§ SHORT TASK:
In your copy, include every line of the listing below exactly but none of the pictures.
* start DATASET EXTRACT *
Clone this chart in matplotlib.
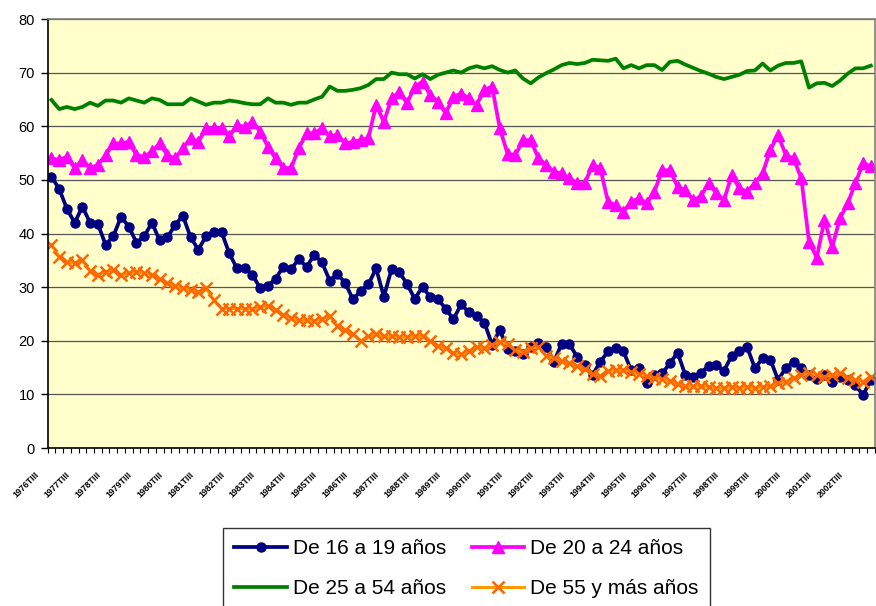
import numpy as np
import matplotlib.pyplot as plt
from matplotlib.transforms import ScaledTranslation

plt.rcParams['font.family'] = ['Liberation Sans', 'DejaVu Sans']

# quarterly series, 1976 TIII onwards
edad_16_19 = [50.6, 48.3, 44.6, 42.0, 45.0, 42.0, 41.8, 37.9, 39.5, 43.1,
              41.3, 38.3, 39.5, 42.0, 38.7, 39.3, 41.6, 43.3, 39.3, 37.0,
              39.5, 40.3, 40.3, 36.3, 33.5, 33.5, 32.3, 29.8, 30.2, 31.6,
              33.8, 33.4, 35.2, 33.8, 36.0, 34.6, 31.2, 32.4, 30.8, 27.7,
              29.3, 30.5, 33.5, 28.2, 33.4, 32.8, 30.6, 27.8, 30.1, 28.1,
              27.7, 26.0, 24.0, 26.8, 25.3, 24.6, 23.4, 19.3, 22.0, 18.5,
              18.0, 17.5, 18.9, 19.5, 18.9, 16.1, 19.4, 19.4, 17.0, 15.5,
              13.6, 16.1, 18.0, 18.6, 18.0, 14.5, 14.9, 12.1, 13.6, 13.9,
              15.8, 17.8, 13.6, 13.3, 14.0, 15.3, 15.5, 14.4, 17.2, 18.0,
              18.8, 14.9, 16.7, 16.5, 12.7, 14.9, 16.1, 14.9, 13.7, 12.8,
              13.6, 12.4, 13.3, 12.7, 11.7, 9.9, 12.7]

edad_20_24 = [54.0, 53.7, 54.3, 52.2, 53.7, 52.2, 52.8, 54.6, 56.8, 56.8,
              57.1, 54.6, 54.3, 55.3, 56.8, 54.6, 54.0, 55.9, 57.8, 57.1,
              59.6, 59.6, 59.6, 58.1, 60.2, 59.9, 60.8, 59.0, 56.2, 54.0,
              52.2, 52.2, 55.9, 58.7, 58.7, 59.6, 58.1, 58.4, 56.8, 57.1,
              57.4, 57.8, 64.0, 60.8, 65.2, 66.4, 64.3, 67.4, 68.3, 65.8,
              64.6, 62.4, 65.5, 66.1, 65.2, 64.0, 66.8, 67.4, 59.6, 54.9,
              54.6, 57.4, 57.4, 54.0, 52.8, 51.5, 51.2, 50.3, 49.4, 49.4,
              52.8, 52.2, 45.9, 45.3, 44.1, 45.9, 46.6, 45.6, 47.8, 51.8,
              51.8, 48.7, 48.1, 46.2, 46.9, 49.4, 47.5, 46.2, 50.9, 48.4,
              47.8, 49.4, 51.2, 55.6, 58.4, 54.6, 54.0, 50.3, 38.5, 35.5,
              42.5, 37.5, 42.8, 45.6, 49.4, 53.1, 52.5]

edad_25_54 = [64.9, 63.2, 63.6, 63.2, 63.6, 64.4, 63.8, 64.8, 64.8, 64.4,
              65.2, 64.8, 64.4, 65.2, 64.9, 64.1, 64.1, 64.1, 65.2, 64.6,
              64.0, 64.4, 64.4, 64.8, 64.6, 64.3, 64.1, 64.1, 65.2, 64.4,
              64.4, 64.0, 64.4, 64.4, 65.0, 65.5, 67.4, 66.6, 66.6, 66.8,
              67.1, 67.7, 68.8, 68.8, 70.0, 69.7, 69.7, 68.9, 69.7, 68.8,
              69.6, 70.0, 70.4, 70.0, 70.8, 71.2, 70.8, 71.2, 70.5, 70.0,
              70.4, 68.9, 68.0, 69.1, 69.9, 70.6, 71.4, 71.8, 71.6, 71.8,
              72.4, 72.3, 72.2, 72.6, 70.8, 71.4, 70.8, 71.4, 71.4, 70.5,
              72.0, 72.2, 71.5, 70.9, 70.3, 69.8, 69.2, 68.8, 69.2, 69.6,
              70.3, 70.4, 71.7, 70.4, 71.3, 71.8, 71.8, 72.1, 67.2, 68.0,
              68.1, 67.5, 68.5, 69.8, 70.8, 70.8, 71.3]

edad_55_mas = [37.9, 35.7, 34.7, 34.5, 35.0, 33.0, 32.3, 32.9, 33.2, 32.3,
               32.6, 32.9, 32.6, 32.3, 31.6, 30.7, 30.2, 29.8, 29.5, 29.1,
               29.8, 27.6, 26.0, 26.0, 26.0, 26.0, 25.9, 26.3, 26.5, 25.7,
               24.8, 24.3, 23.8, 23.8, 23.7, 24.1, 24.6, 22.7, 22.0, 21.3,
               19.9, 20.8, 21.2, 20.8, 20.8, 20.7, 20.7, 20.8, 20.8, 19.9,
               19.1, 18.6, 17.7, 17.5, 18.1, 18.8, 18.6, 19.3, 19.7, 19.4,
               18.2, 17.9, 18.6, 18.8, 17.2, 16.7, 16.2, 15.8, 15.3, 14.7,
               13.8, 13.5, 14.3, 14.5, 14.5, 14.2, 13.8, 13.4, 13.1, 12.8,
               12.5, 11.9, 11.5, 11.5, 11.6, 11.4, 11.1, 11.2, 11.4, 11.2,
               11.4, 11.2, 11.4, 11.5, 12.1, 12.4, 13.0, 13.6, 13.9, 13.6,
               13.3, 13.6, 13.9, 13.1, 12.7, 12.4, 13.3]

n = len(edad_16_19)
anios = list(range(1976, 1976 + 27))
etiquetas = [str(a) + "TIII" for a in anios]

x = np.arange(n)

fig = plt.figure(figsize=(8.76, 6.06), dpi=100)
ax = fig.add_axes([47.6 / 876, 158 / 606, 827.1 / 876, 429 / 606])
ax.set_facecolor('#FFFFCC')

l1, = ax.plot(x, edad_16_19, color='#000080', lw=2.7, marker='o', ms=6.5,
              label='De 16 a 19 años')
l2, = ax.plot(x, edad_20_24, color='#FF00FF', lw=2.7, marker='^', ms=9,
              label='De 20 a 24 años')
l3, = ax.plot(x, edad_25_54, color='#008000', lw=2.7,
              label='De 25 a 54 años')
l4, = ax.plot(x, edad_55_mas, color='#FF9900', lw=2.2, marker='x', ms=9,
              mec='#FF6600', mew=1.8, label='De 55 y más años')

ax.set_xlim(-0.5, n - 0.5)
ax.set_ylim(0, 80)
ax.set_yticks(range(0, 81, 10))
ax.yaxis.grid(True, color='#555555', lw=0.9)
ax.set_axisbelow(True)
ax.tick_params(axis='y', direction='out', length=5, width=1,
               labelsize=10.5, pad=4)

ax.set_xticks(x[::4])
ax.set_xticklabels(etiquetas, rotation=45, ha='right', va='top',
                   rotation_mode='anchor', fontsize=6.3, fontweight='bold')
ax.set_xticks(np.arange(n + 1) - 0.5, minor=True)
ax.tick_params(axis='x', which='major', length=0, pad=16)
ax.tick_params(axis='x', which='minor', direction='out', length=3.5, width=0.8)
for lab in ax.get_xticklabels():
    lab.set_transform(lab.get_transform() +
                      ScaledTranslation(-17 / 100, 0, fig.dpi_scale_trans))

for s in ['left', 'bottom']:
    ax.spines[s].set_color('black')
    ax.spines[s].set_linewidth(1.2)
for s in ['top', 'right']:
    ax.spines[s].set_color('#808080')
    ax.spines[s].set_linewidth(1.2)

# row-wise order like the original legend
fig.legend([l1, l3, l2, l4], [l1.get_label(), l3.get_label(),
                              l2.get_label(), l4.get_label()],
           loc='upper left', bbox_to_anchor=(223 / 876, 1 - 528 / 606),
           ncol=2, fontsize=15, frameon=True, fancybox=False,
           edgecolor='black', handlelength=2.5, handletextpad=0.3,
           columnspacing=1.25, labelspacing=1.0, borderpad=0.55,
           numpoints=1, borderaxespad=0)

fig.savefig('out.png', dpi=100)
* end DATASET EXTRACT *
§ OUTPUT OF THE EXERCISE:
Clone this chart in matplotlib.
import numpy as np
import matplotlib.pyplot as plt
from matplotlib.transforms import ScaledTranslation

plt.rcParams['font.family'] = ['Liberation Sans', 'DejaVu Sans']

# quarterly series, 1976 TIII onwards
edad_16_19 = [50.6, 48.3, 44.6, 42.0, 45.0, 42.0, 41.8, 37.9, 39.5, 43.1,
              41.3, 38.3, 39.5, 42.0, 38.7, 39.3, 41.6, 43.3, 39.3, 37.0,
              39.5, 40.3, 40.3, 36.3, 33.5, 33.5, 32.3, 29.8, 30.2, 31.6,
              33.8, 33.4, 35.2, 33.8, 36.0, 34.6, 31.2, 32.4, 30.8, 27.7,
              29.3, 30.5, 33.5, 28.2, 33.4, 32.8, 30.6, 27.8, 30.1, 28.1,
              27.7, 26.0, 24.0, 26.8, 25.3, 24.6, 23.4, 19.3, 22.0, 18.5,
              18.0, 17.5, 18.9, 19.5, 18.9, 16.1, 19.4, 19.4, 17.0, 15.5,
              13.6, 16.1, 18.0, 18.6, 18.0, 14.5, 14.9, 12.1, 13.6, 13.9,
              15.8, 17.8, 13.6, 13.3, 14.0, 15.3, 15.5, 14.4, 17.2, 18.0,
              18.8, 14.9, 16.7, 16.5, 12.7, 14.9, 16.1, 14.9, 13.7, 12.8,
              13.6, 12.4, 13.3, 12.7, 11.7, 9.9, 12.7]

edad_20_24 = [54.0, 53.7, 54.3, 52.2, 53.7, 52.2, 52.8, 54.6, 56.8, 56.8,
              57.1, 54.6, 54.3, 55.3, 56.8, 54.6, 54.0, 55.9, 57.8, 57.1,
              59.6, 59.6, 59.6, 58.1, 60.2, 59.9, 60.8, 59.0, 56.2, 54.0,
              52.2, 52.2, 55.9, 58.7, 58.7, 59.6, 58.1, 58.4, 56.8, 57.1,
              57.4, 57.8, 64.0, 60.8, 65.2, 66.4, 64.3, 67.4, 68.3, 65.8,
              64.6, 62.4, 65.5, 66.1, 65.2, 64.0, 66.8, 67.4, 59.6, 54.9,
              54.6, 57.4, 57.4, 54.0, 52.8, 51.5, 51.2, 50.3, 49.4, 49.4,
              52.8, 52.2, 45.9, 45.3, 44.1, 45.9, 46.6, 45.6, 47.8, 51.8,
              51.8, 48.7, 48.1, 46.2, 46.9, 49.4, 47.5, 46.2, 50.9, 48.4,
              47.8, 49.4, 51.2, 55.6, 58.4, 54.6, 54.0, 50.3, 38.5, 35.5,
              42.5, 37.5, 42.8, 45.6, 49.4, 53.1, 52.5]

edad_25_54 = [64.9, 63.2, 63.6, 63.2, 63.6, 64.4, 63.8, 64.8, 64.8, 64.4,
              65.2, 64.8, 64.4, 65.2, 64.9, 64.1, 64.1, 64.1, 65.2, 64.6,
              64.0, 64.4, 64.4, 64.8, 64.6, 64.3, 64.1, 64.1, 65.2, 64.4,
              64.4, 64.0, 64.4, 64.4, 65.0, 65.5, 67.4, 66.6, 66.6, 66.8,
              67.1, 67.7, 68.8, 68.8, 70.0, 69.7, 69.7, 68.9, 69.7, 68.8,
              69.6, 70.0, 70.4, 70.0, 70.8, 71.2, 70.8, 71.2, 70.5, 70.0,
              70.4, 68.9, 68.0, 69.1, 69.9, 70.6, 71.4, 71.8, 71.6, 71.8,
              72.4, 72.3, 72.2, 72.6, 70.8, 71.4, 70.8, 71.4, 71.4, 70.5,
              72.0, 72.2, 71.5, 70.9, 70.3, 69.8, 69.2, 68.8, 69.2, 69.6,
              70.3, 70.4, 71.7, 70.4, 71.3, 71.8, 71.8, 72.1, 67.2, 68.0,
              68.1, 67.5, 68.5, 69.8, 70.8, 70.8, 71.3]

edad_55_mas = [37.9, 35.7, 34.7, 34.5, 35.0, 33.0, 32.3, 32.9, 33.2, 32.3,
               32.6, 32.9, 32.6, 32.3, 31.6, 30.7, 30.2, 29.8, 29.5, 29.1,
               29.8, 27.6, 26.0, 26.0, 26.0, 26.0, 25.9, 26.3, 26.5, 25.7,
               24.8, 24.3, 23.8, 23.8, 23.7, 24.1, 24.6, 22.7, 22.0, 21.3,
               19.9, 20.8, 21.2, 20.8, 20.8, 20.7, 20.7, 20.8, 20.8, 19.9,
               19.1, 18.6, 17.7, 17.5, 18.1, 18.8, 18.6, 19.3, 19.7, 19.4,
               18.2, 17.9, 18.6, 18.8, 17.2, 16.7, 16.2, 15.8, 15.3, 14.7,
               13.8, 13.5, 14.3, 14.5, 14.5, 14.2, 13.8, 13.4, 13.1, 12.8,
               12.5, 11.9, 11.5, 11.5, 11.6, 11.4, 11.1, 11.2, 11.4, 11.2,
               11.4, 11.2, 11.4, 11.5, 12.1, 12.4, 13.0, 13.6, 13.9, 13.6,
               13.3, 13.6, 13.9, 13.1, 12.7, 12.4, 13.3]

n = len(edad_16_19)
anios = list(range(1976, 1976 + 27))
etiquetas = [str(a) + "TIII" for a in anios]

x = np.arange(n)

fig = plt.figure(figsize=(8.76, 6.06), dpi=100)
ax = fig.add_axes([47.6 / 876, 158 / 606, 827.1 / 876, 429 / 606])
ax.set_facecolor('#FFFFCC')

l1, = ax.plot(x, edad_16_19, color='#000080', lw=2.7, marker='o', ms=6.5,
              label='De 16 a 19 años')
l2, = ax.plot(x, edad_20_24, color='#FF00FF', lw=2.7, marker='^', ms=9,
              label='De 20 a 24 años')
l3, = ax.plot(x, edad_25_54, color='#008000', lw=2.7,
              label='De 25 a 54 años')
l4, = ax.plot(x, edad_55_mas, color='#FF9900', lw=2.2, marker='x', ms=9,
              mec='#FF6600', mew=1.8, label='De 55 y más años')

ax.set_xlim(-0.5, n - 0.5)
ax.set_ylim(0, 80)
ax.set_yticks(range(0, 81, 10))
ax.yaxis.grid(True, color='#555555', lw=0.9)
ax.set_axisbelow(True)
ax.tick_params(axis='y', direction='out', length=5, width=1,
               labelsize=10.5, pad=4)

ax.set_xticks(x[::4])
ax.set_xticklabels(etiquetas, rotation=45, ha='right', va='top',
                   rotation_mode='anchor', fontsize=6.3, fontweight='bold')
ax.set_xticks(np.arange(n + 1) - 0.5, minor=True)
ax.tick_params(axis='x', which='major', length=0, pad=16)
ax.tick_params(axis='x', which='minor', direction='out', length=3.5, width=0.8)
for lab in ax.get_xticklabels():
    lab.set_transform(lab.get_transform() +
                      ScaledTranslation(-17 / 100, 0, fig.dpi_scale_trans))

for s in ['left', 'bottom']:
    ax.spines[s].set_color('black')
    ax.spines[s].set_linewidth(1.2)
for s in ['top', 'right']:
    ax.spines[s].set_color('#808080')
    ax.spines[s].set_linewidth(1.2)

# row-wise order like the original legend
fig.legend([l1, l3, l2, l4], [l1.get_label(), l3.get_label(),
                              l2.get_label(), l4.get_label()],
           loc='upper left', bbox_to_anchor=(223 / 876, 1 - 528 / 606),
           ncol=2, fontsize=15, frameon=True, fancybox=False,
           edgecolor='black', handlelength=2.5, handletextpad=0.3,
           columnspacing=1.25, labelspacing=1.0, borderpad=0.55,
           numpoints=1, borderaxespad=0)

fig.savefig('out.png', dpi=100)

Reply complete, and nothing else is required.